Key takeaways
- Check assigned periods against the contractual cap before placement.
- Use Contact Ratio to test whether teaching load leaves protected time.
- Include per-day and consecutive-period limits where the school uses them.
- Rebalance through curriculum audit and staff loading when a teacher is over cap.
What is an overload check?
An overload check compares each teacher's assigned periods with the workload cap and Contact Ratio budget. It also checks per-day and consecutive-period limits where those are part of the timetable rules.
Leadership also needs to plan the year so staff do not exhaust obligatory hours too early. That makes overload a planning issue before it becomes a timetable-placement issue.

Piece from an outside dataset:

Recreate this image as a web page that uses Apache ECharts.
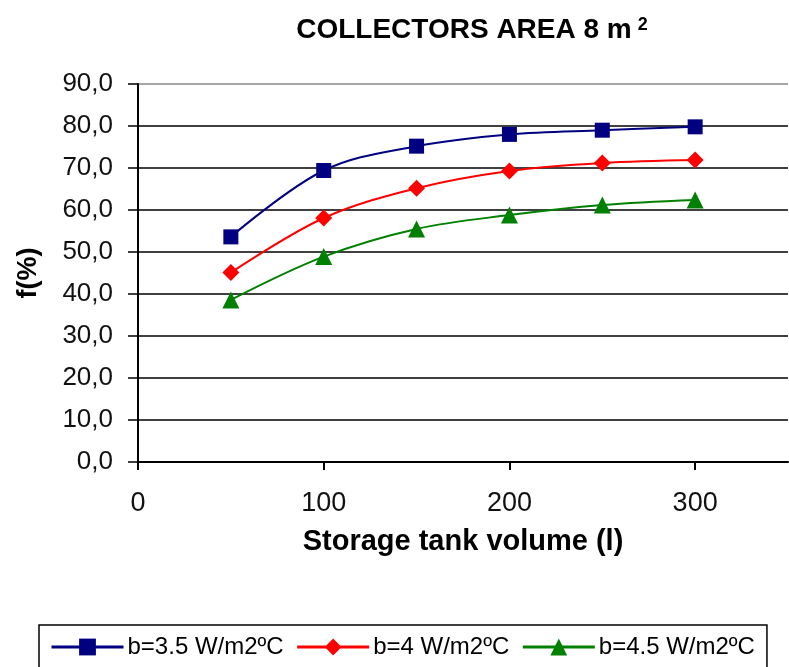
<!DOCTYPE html>
<html>
<head>
<meta charset="utf-8">
<script src="https://cdn.jsdelivr.net/npm/echarts@6/dist/echarts.min.js"></script>
<style>
  html, body { margin: 0; padding: 0; background: #fff; }
  #chart { width: 789px; height: 667px; }
</style>
</head>
<body>
<div id="chart"></div>
<script>
// storage tank volume (l)
const volumes = [50, 100, 150, 200, 250, 300]
const seriesNames = ['b=3.5 W/m2ºC', 'b=4 W/m2ºC', 'b=4.5 W/m2ºC']
// f (%)
const fB35 = [53.6, 69.4, 75.2, 78.0, 79.0, 79.8]
const fB40 = [45.1, 58.1, 65.2, 69.3, 71.2, 71.9]
const fB45 = [38.6, 48.9, 55.5, 58.8, 61.2, 62.4]
const yTicks = [0, 10, 20, 30, 40, 50, 60, 70, 80, 90]

const chart = echarts.init(document.getElementById('chart'))

const pair = vals => volumes.map((v, i) => [v, vals[i]])

const mkSeries = (name, vals, color, symbol, size) => ({
  name,
  type: 'line',
  smooth: 0.35,
  data: pair(vals),
  symbol,
  symbolSize: size,
  lineStyle: { color, width: 2 },
  itemStyle: { color },
})

const option = {
  animation: false,
  title: {
    text: '{t|COLLECTORS AREA 8 m}{s|2}',
    left: 467,
    textAlign: 'center',
    top: 11,
    textStyle: {
      rich: {
        t: { fontFamily: 'Liberation Sans', fontWeight: 'bold', fontSize: 28, color: '#000' },
        s: { fontFamily: 'Liberation Sans', fontWeight: 'bold', fontSize: 18, color: '#000', verticalAlign: 'top', padding: [0, 0, 10, 6] },
      },
    },
  },
  grid: { left: 138, right: 1, top: 84, bottom: 205 },
  legend: {
    top: 625,
    left: 39,
    padding: [10, 12, 25, 11],
    itemGap: 12,
    itemWidth: 72,
    itemHeight: 21,
    borderColor: '#000',
    borderWidth: 1.5,
    lineStyle: { width: 3 },
    textStyle: { fontFamily: 'Liberation Sans', fontSize: 24, color: '#000', padding: [0, 0, 0, -1] },
    data: seriesNames,
  },
  xAxis: {
    type: 'value',
    min: 0,
    max: 350,
    interval: 100,
    name: 'Storage tank volume (l)',
    nameLocation: 'middle',
    nameGap: 65,
    nameTextStyle: { fontFamily: 'Liberation Sans', fontWeight: 'bold', fontSize: 29, color: '#000' },
    axisLine: { lineStyle: { color: '#000', width: 2 } },
    axisTick: { length: 8, lineStyle: { color: '#000', width: 2 } },
    axisLabel: {
      fontFamily: 'Liberation Sans', fontSize: 27, color: '#111', margin: 28,
      showMaxLabel: false,
    },
    splitLine: { show: false },
  },
  yAxis: {
    type: 'value',
    min: 0,
    max: 90,
    interval: 10,
    name: 'f(%)',
    nameLocation: 'middle',
    nameGap: 96,
    nameRotate: 90,
    nameTextStyle: { fontFamily: 'Liberation Sans', fontWeight: 'bold', fontSize: 27, color: '#000' },
    axisLine: { lineStyle: { color: '#000', width: 2 } },
    axisTick: { length: 10, inside: false, lineStyle: { color: '#000', width: 1.5 } },
    axisLabel: {
      fontFamily: 'Liberation Sans', fontSize: 26, color: '#111', margin: 25,
      formatter: v => v.toFixed(1).replace('.', ','),
    },
    splitLine: {
      show: true,
      lineStyle: { color: yTicks.map(t => (t === 90 ? '#888' : '#000')), width: 1.6 },
    },
  },
  series: [
    mkSeries(seriesNames[0], fB35, '#000080', 'rect', 15),
    mkSeries(seriesNames[1], fB40, '#ff0000', 'diamond', 17),
    mkSeries(seriesNames[2], fB45, '#008000', 'triangle', 17),
  ],
}

chart.setOption(option)
</script>
</body>
</html>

What should the check include?
Use the same definitions as the contract-hours baseline.
- Assigned teaching periods for each teacher
- The contractual cap or directed-time budget
- The Contact Ratio budget
- Protected non-teaching time
- Per-day limits where they apply
- Consecutive-period limits where they apply
How do planners run the check?
Run it while allocation can still change.
- Start with the cap definitions from contract hours.
- List assigned periods for each teacher.
- Compare assigned periods with the cap and Contact Ratio budget.
- Check per-day and consecutive-period limits.
- Flag every teacher over cap before placement.
- Rebalance using the curriculum audit and staff-loading chart.
Why does timing matter?
An overload found before placement can be fixed by changing allocation. An overload found after placement often looks like a timetable problem, even when the real mismatch is between curriculum demand and staff loading.
Run the check before the timetable is treated as placeable. Then repeat it when part-time availability or team-teaching accounting changes the assigned load.
What should leaders see?
The report should make over-cap load visible without extra interpretation.
- Teacher name or group
- Assigned periods
- Cap or Contact Ratio budget
- Per-day limit result
- Consecutive-period limit result
- Rebalance action from the curriculum audit or staff-loading chart
How do part-time and team teaching affect the check?
For part-time teachers, compare assigned periods with the pro-rated cap where the agreement requires pro-rating. Fixed days off may still make a legal load hard to place.
For team teaching, model the shared class explicitly. The workload count changes when several teachers share a class each period.
Questions planners ask about overload checks
Should overload checks wait until the timetable is generated?
No. The generic check should flag over-cap teachers before placement, while allocation can still be rebalanced.
Which limits belong in the check?
Use the contractual cap, Contact Ratio budget, per-day limits, and consecutive-period limits that apply in the local model.
What should happen when a teacher is over cap?
Recheck the curriculum audit against the staff-loading chart. The fix is usually an allocation or staffing issue, not a placement detail.